(STATED PROBLEM):
All lines below must be repeated exactly, with the pictures omitted.

(MATERIAL):

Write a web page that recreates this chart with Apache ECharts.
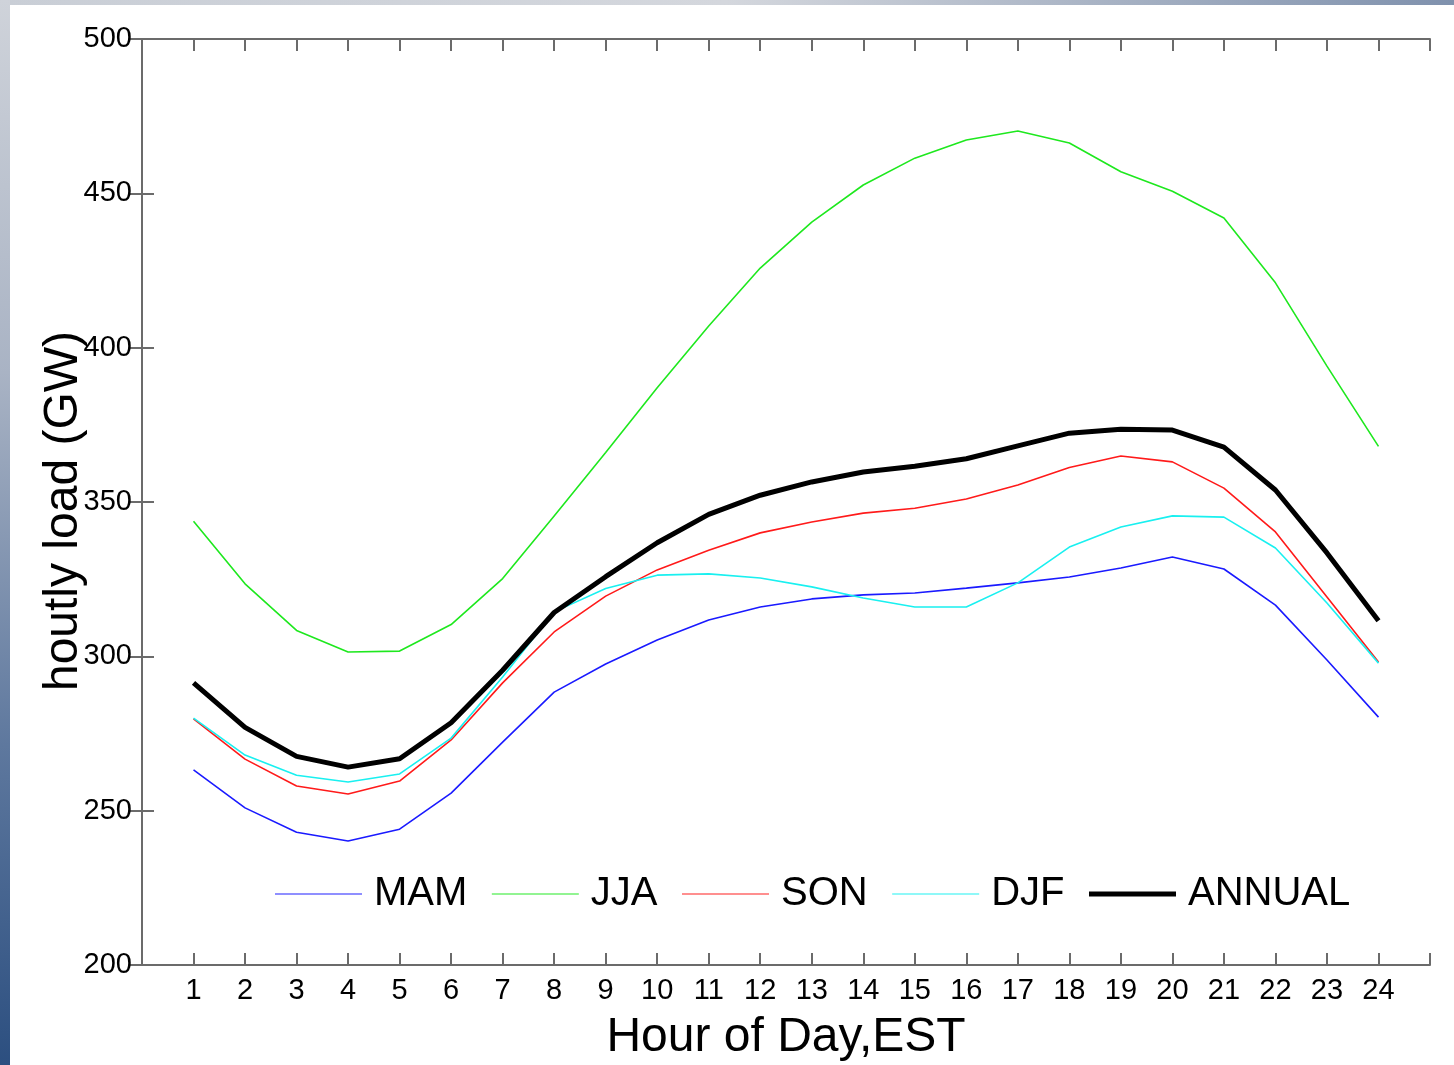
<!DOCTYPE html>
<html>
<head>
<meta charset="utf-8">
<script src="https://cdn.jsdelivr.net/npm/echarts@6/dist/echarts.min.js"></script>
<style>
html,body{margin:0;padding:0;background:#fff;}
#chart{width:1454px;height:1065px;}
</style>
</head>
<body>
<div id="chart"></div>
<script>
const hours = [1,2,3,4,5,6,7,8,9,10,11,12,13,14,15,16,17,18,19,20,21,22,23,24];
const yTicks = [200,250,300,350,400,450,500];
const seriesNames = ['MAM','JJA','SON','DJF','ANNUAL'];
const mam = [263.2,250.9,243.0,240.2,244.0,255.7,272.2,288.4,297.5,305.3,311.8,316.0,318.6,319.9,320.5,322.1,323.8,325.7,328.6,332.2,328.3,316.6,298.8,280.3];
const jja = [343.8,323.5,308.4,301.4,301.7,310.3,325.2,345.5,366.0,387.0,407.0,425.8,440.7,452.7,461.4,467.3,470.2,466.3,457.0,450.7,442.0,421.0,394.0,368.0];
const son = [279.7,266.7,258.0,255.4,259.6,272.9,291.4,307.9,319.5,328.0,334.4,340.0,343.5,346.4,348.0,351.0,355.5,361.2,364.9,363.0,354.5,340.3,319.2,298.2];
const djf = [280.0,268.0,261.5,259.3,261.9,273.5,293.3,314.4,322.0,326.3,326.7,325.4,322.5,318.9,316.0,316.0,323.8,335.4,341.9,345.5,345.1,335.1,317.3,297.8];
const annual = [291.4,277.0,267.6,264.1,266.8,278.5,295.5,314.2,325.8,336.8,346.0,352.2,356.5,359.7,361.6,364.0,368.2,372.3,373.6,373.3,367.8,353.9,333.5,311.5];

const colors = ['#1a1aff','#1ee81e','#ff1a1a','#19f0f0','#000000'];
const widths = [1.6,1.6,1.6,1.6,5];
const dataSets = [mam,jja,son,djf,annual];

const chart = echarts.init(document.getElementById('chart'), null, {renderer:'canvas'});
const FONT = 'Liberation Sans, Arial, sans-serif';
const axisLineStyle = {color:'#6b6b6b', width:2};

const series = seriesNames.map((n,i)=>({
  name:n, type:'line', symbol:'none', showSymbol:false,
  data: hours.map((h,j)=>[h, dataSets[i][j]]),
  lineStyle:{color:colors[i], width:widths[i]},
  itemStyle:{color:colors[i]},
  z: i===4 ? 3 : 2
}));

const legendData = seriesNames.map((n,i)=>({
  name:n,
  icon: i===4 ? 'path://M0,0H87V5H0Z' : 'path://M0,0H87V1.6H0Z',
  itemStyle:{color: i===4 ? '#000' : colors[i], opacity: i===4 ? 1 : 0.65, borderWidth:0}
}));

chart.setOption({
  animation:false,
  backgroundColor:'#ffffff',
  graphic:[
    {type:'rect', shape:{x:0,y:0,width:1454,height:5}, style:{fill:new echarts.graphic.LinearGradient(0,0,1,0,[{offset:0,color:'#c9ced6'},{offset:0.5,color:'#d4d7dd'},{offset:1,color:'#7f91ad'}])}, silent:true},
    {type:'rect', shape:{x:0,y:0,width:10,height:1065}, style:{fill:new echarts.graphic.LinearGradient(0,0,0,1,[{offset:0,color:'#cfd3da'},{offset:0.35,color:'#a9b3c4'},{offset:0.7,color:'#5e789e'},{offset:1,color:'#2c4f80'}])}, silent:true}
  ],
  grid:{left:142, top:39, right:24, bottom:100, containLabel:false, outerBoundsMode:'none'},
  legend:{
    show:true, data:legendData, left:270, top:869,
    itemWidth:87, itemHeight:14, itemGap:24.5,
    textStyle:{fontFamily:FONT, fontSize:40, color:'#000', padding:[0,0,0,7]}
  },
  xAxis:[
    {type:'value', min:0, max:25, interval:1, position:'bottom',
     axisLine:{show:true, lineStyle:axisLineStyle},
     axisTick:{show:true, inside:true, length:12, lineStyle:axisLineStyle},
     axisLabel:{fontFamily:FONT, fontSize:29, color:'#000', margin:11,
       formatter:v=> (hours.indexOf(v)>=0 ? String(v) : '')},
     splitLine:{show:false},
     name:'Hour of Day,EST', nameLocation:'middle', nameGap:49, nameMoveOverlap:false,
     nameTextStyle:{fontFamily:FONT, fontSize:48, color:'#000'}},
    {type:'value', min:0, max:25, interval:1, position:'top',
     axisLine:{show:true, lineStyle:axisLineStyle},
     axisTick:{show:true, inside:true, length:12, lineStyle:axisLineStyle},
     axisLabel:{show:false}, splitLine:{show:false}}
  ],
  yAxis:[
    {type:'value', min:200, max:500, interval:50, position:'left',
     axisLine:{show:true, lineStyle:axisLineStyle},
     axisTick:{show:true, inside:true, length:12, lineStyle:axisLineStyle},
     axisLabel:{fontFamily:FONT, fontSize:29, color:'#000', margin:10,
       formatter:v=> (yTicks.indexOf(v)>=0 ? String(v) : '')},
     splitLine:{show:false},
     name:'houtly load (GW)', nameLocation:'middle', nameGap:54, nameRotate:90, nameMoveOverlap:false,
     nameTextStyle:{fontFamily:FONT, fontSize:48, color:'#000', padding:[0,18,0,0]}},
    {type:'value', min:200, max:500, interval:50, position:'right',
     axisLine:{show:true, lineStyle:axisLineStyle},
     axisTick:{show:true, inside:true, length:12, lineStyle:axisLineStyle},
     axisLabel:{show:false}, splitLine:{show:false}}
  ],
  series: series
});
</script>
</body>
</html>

(ANSWER TO THE PROBLEM):
Write a web page that recreates this chart with Apache ECharts.
<!DOCTYPE html>
<html>
<head>
<meta charset="utf-8">
<script src="https://cdn.jsdelivr.net/npm/echarts@6/dist/echarts.min.js"></script>
<style>
html,body{margin:0;padding:0;background:#fff;}
#chart{width:1454px;height:1065px;}
</style>
</head>
<body>
<div id="chart"></div>
<script>
const hours = [1,2,3,4,5,6,7,8,9,10,11,12,13,14,15,16,17,18,19,20,21,22,23,24];
const yTicks = [200,250,300,350,400,450,500];
const seriesNames = ['MAM','JJA','SON','DJF','ANNUAL'];
const mam = [263.2,250.9,243.0,240.2,244.0,255.7,272.2,288.4,297.5,305.3,311.8,316.0,318.6,319.9,320.5,322.1,323.8,325.7,328.6,332.2,328.3,316.6,298.8,280.3];
const jja = [343.8,323.5,308.4,301.4,301.7,310.3,325.2,345.5,366.0,387.0,407.0,425.8,440.7,452.7,461.4,467.3,470.2,466.3,457.0,450.7,442.0,421.0,394.0,368.0];
const son = [279.7,266.7,258.0,255.4,259.6,272.9,291.4,307.9,319.5,328.0,334.4,340.0,343.5,346.4,348.0,351.0,355.5,361.2,364.9,363.0,354.5,340.3,319.2,298.2];
const djf = [280.0,268.0,261.5,259.3,261.9,273.5,293.3,314.4,322.0,326.3,326.7,325.4,322.5,318.9,316.0,316.0,323.8,335.4,341.9,345.5,345.1,335.1,317.3,297.8];
const annual = [291.4,277.0,267.6,264.1,266.8,278.5,295.5,314.2,325.8,336.8,346.0,352.2,356.5,359.7,361.6,364.0,368.2,372.3,373.6,373.3,367.8,353.9,333.5,311.5];

const colors = ['#1a1aff','#1ee81e','#ff1a1a','#19f0f0','#000000'];
const widths = [1.6,1.6,1.6,1.6,5];
const dataSets = [mam,jja,son,djf,annual];

const chart = echarts.init(document.getElementById('chart'), null, {renderer:'canvas'});
const FONT = 'Liberation Sans, Arial, sans-serif';
const axisLineStyle = {color:'#6b6b6b', width:2};

const series = seriesNames.map((n,i)=>({
  name:n, type:'line', symbol:'none', showSymbol:false,
  data: hours.map((h,j)=>[h, dataSets[i][j]]),
  lineStyle:{color:colors[i], width:widths[i]},
  itemStyle:{color:colors[i]},
  z: i===4 ? 3 : 2
}));

const legendData = seriesNames.map((n,i)=>({
  name:n,
  icon: i===4 ? 'path://M0,0H87V5H0Z' : 'path://M0,0H87V1.6H0Z',
  itemStyle:{color: i===4 ? '#000' : colors[i], opacity: i===4 ? 1 : 0.65, borderWidth:0}
}));

chart.setOption({
  animation:false,
  backgroundColor:'#ffffff',
  graphic:[
    {type:'rect', shape:{x:0,y:0,width:1454,height:5}, style:{fill:new echarts.graphic.LinearGradient(0,0,1,0,[{offset:0,color:'#c9ced6'},{offset:0.5,color:'#d4d7dd'},{offset:1,color:'#7f91ad'}])}, silent:true},
    {type:'rect', shape:{x:0,y:0,width:10,height:1065}, style:{fill:new echarts.graphic.LinearGradient(0,0,0,1,[{offset:0,color:'#cfd3da'},{offset:0.35,color:'#a9b3c4'},{offset:0.7,color:'#5e789e'},{offset:1,color:'#2c4f80'}])}, silent:true}
  ],
  grid:{left:142, top:39, right:24, bottom:100, containLabel:false, outerBoundsMode:'none'},
  legend:{
    show:true, data:legendData, left:270, top:869,
    itemWidth:87, itemHeight:14, itemGap:24.5,
    textStyle:{fontFamily:FONT, fontSize:40, color:'#000', padding:[0,0,0,7]}
  },
  xAxis:[
    {type:'value', min:0, max:25, interval:1, position:'bottom',
     axisLine:{show:true, lineStyle:axisLineStyle},
     axisTick:{show:true, inside:true, length:12, lineStyle:axisLineStyle},
     axisLabel:{fontFamily:FONT, fontSize:29, color:'#000', margin:11,
       formatter:v=> (hours.indexOf(v)>=0 ? String(v) : '')},
     splitLine:{show:false},
     name:'Hour of Day,EST', nameLocation:'middle', nameGap:49, nameMoveOverlap:false,
     nameTextStyle:{fontFamily:FONT, fontSize:48, color:'#000'}},
    {type:'value', min:0, max:25, interval:1, position:'top',
     axisLine:{show:true, lineStyle:axisLineStyle},
     axisTick:{show:true, inside:true, length:12, lineStyle:axisLineStyle},
     axisLabel:{show:false}, splitLine:{show:false}}
  ],
  yAxis:[
    {type:'value', min:200, max:500, interval:50, position:'left',
     axisLine:{show:true, lineStyle:axisLineStyle},
     axisTick:{show:true, inside:true, length:12, lineStyle:axisLineStyle},
     axisLabel:{fontFamily:FONT, fontSize:29, color:'#000', margin:10,
       formatter:v=> (yTicks.indexOf(v)>=0 ? String(v) : '')},
     splitLine:{show:false},
     name:'houtly load (GW)', nameLocation:'middle', nameGap:54, nameRotate:90, nameMoveOverlap:false,
     nameTextStyle:{fontFamily:FONT, fontSize:48, color:'#000', padding:[0,18,0,0]}},
    {type:'value', min:200, max:500, interval:50, position:'right',
     axisLine:{show:true, lineStyle:axisLineStyle},
     axisTick:{show:true, inside:true, length:12, lineStyle:axisLineStyle},
     axisLabel:{show:false}, splitLine:{show:false}}
  ],
  series: series
});
</script>
</body>
</html>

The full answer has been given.